The downside is that Trump is seeking to protect these “good Americans” in a fashion familiar to Europeans: by threatening to withdraw normal legal and constitutional protections for those seen as “traitorous others.” For European far-right nationalists like those in Hungary’s Jobbik, the British National Party or the Party for Freedom in the Netherlands, this class usually includes some combination of Jews, Roma (also known as Gypsies), Muslim immigrants or foreigners from countries they dislike. For Trump, it’s Mexicans, Muslim-Americans, the journalists in the press pen or the black protester at his rally who maybe should be beaten up; he’s promised, in one such instance, to pay the legal bills of someone who tried to do just that.

Share

2 comments

  1. George Smith

    May 23, 2016 at 4:15 pm

    You saw that Austria almost put a hard right wing guy in (largely ceremonial) power. The vote split nearly exactly down the middle with the Green Party winning by a hair. The establishment parties were tossed.

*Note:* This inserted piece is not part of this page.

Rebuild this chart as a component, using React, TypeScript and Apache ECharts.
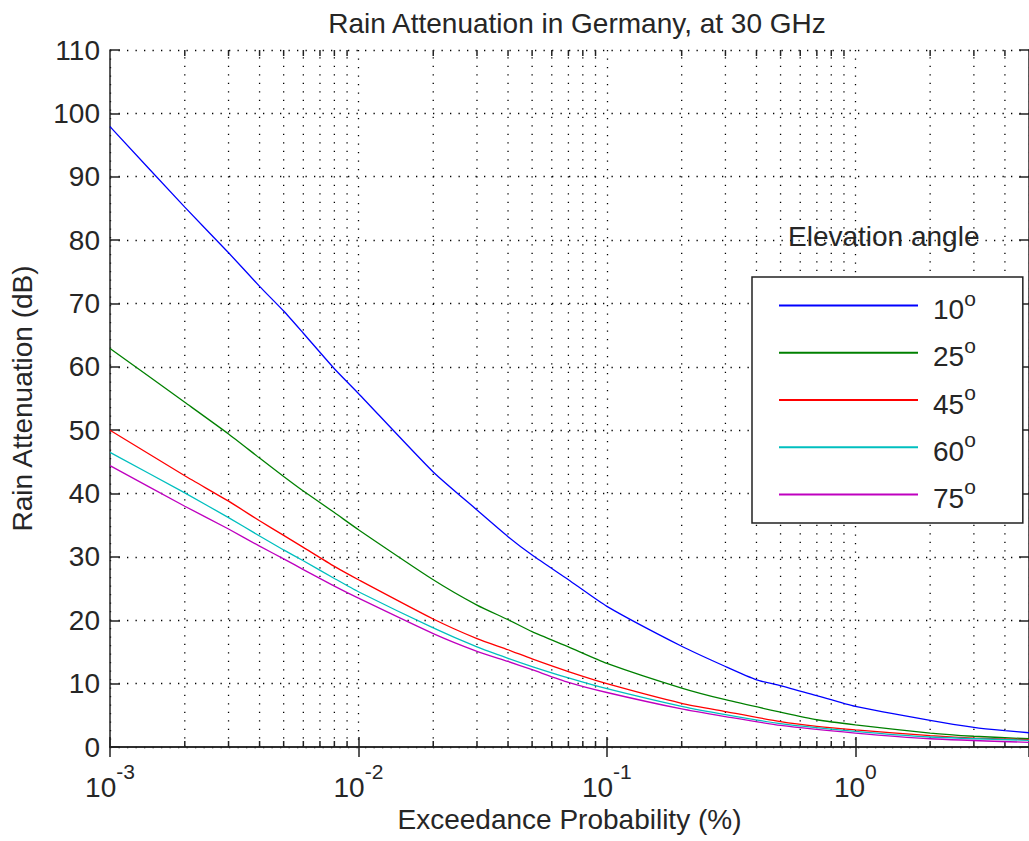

    Some similar reasons — in Europe, immigrant backlash and austerity. Here — immigrant hate, decades of economic decay.

    Google some images of Robert Kagan. Brookings sinecure. Lose some weight, buddy. Guys like Kagan aren’t going to save us from Trump with essays. Andrew Sullivan pulled the same thing, only longer, a week or two prior.

    It’s difficult to for me to be enthusiastic about anything someone from the professional class who has been by turns a neocon and a neoliberal, depending on which way the wind blows. He’s just the kind of elite windbag Trumpism holds up before his base as a punching bag who has it coming.

    Taibbi roasted Sullivan at Rolling Stone for the “too much democracy” thing; Kagan’s only difference is he calls it “mobocracy” and goes “Alexander Hamilton,” trending now because the play’s the thing.

    Here’s Taibbi, and it made me laugh:

    “But the crowning effort on the right-wing snobbery front came from none other than British blogging icon and noted hairy person Andrew Sullivan. The aforementioned came out of semiretirement to write a 7,000-word jeremiad for New York magazine about how Trump was the inevitable product of too much democracy.

    “The CliffsNotes summary of his monstrous piece, ‘Democracies End When They Are Too Democratic,’ might go something like this: When I read Plato in grad school, I learned that in free societies the mob eventually stops deferring to the wisdom of smart people, and therefore must be muzzled before they send Trump to wash the streets with our blood.”

    I recommend the whole thing. Anyway, getting back to the Kagan essay. Same thing, same illustrious class bleat, shorter, substitute some different names from history.

     
  2. Frank

    May 23, 2016 at 11:09 pm

    It’s hard for me to have enthusiasm about anything from The Brookings Institute, but I found that a particularly well-written piece. Frankly, I think Woodward’s was better, because he spoke from experience and made telling analogies between Europe’s fascist right-wing and ours. That’s why I added it to the post. (Plus I love publicizing regional newspapers, second-tier blogger that I may be.)

    I do try to keep an eye on things in Europe. Some of the stories at thelocal.com are rather chilling, and thelocal.com is little more than popular press. And, of course, I’m long-time reader of The Guardian. In college, I remember reading the airmail edition regularly in the Swem Library. Even Denmark, for which I have some affection, having been there, is borderline nuts.

    What’s that old quote apocryphally ascribed to Churchill? “There will be Fascism in America, but it will be called ‘anti-Fascism.'”

    Trump’s base is the basest of the base–recycled segregationists, racists, anti-Semites, misogynists, and what Michael-in-Norfolk calls “Christofascists,” all believing themselves to be “reel Amurikkkans.”

    And the Republican Party, where winning is the only thing, is welcoming them to its vile and loathsome embrace.

    Andrew Sullivan is David Brooks with British public school received pronunciation. Both of them have made careers of making cupcakes out of cow pies.

    Ask me nicely, I’ll tell you what I really think.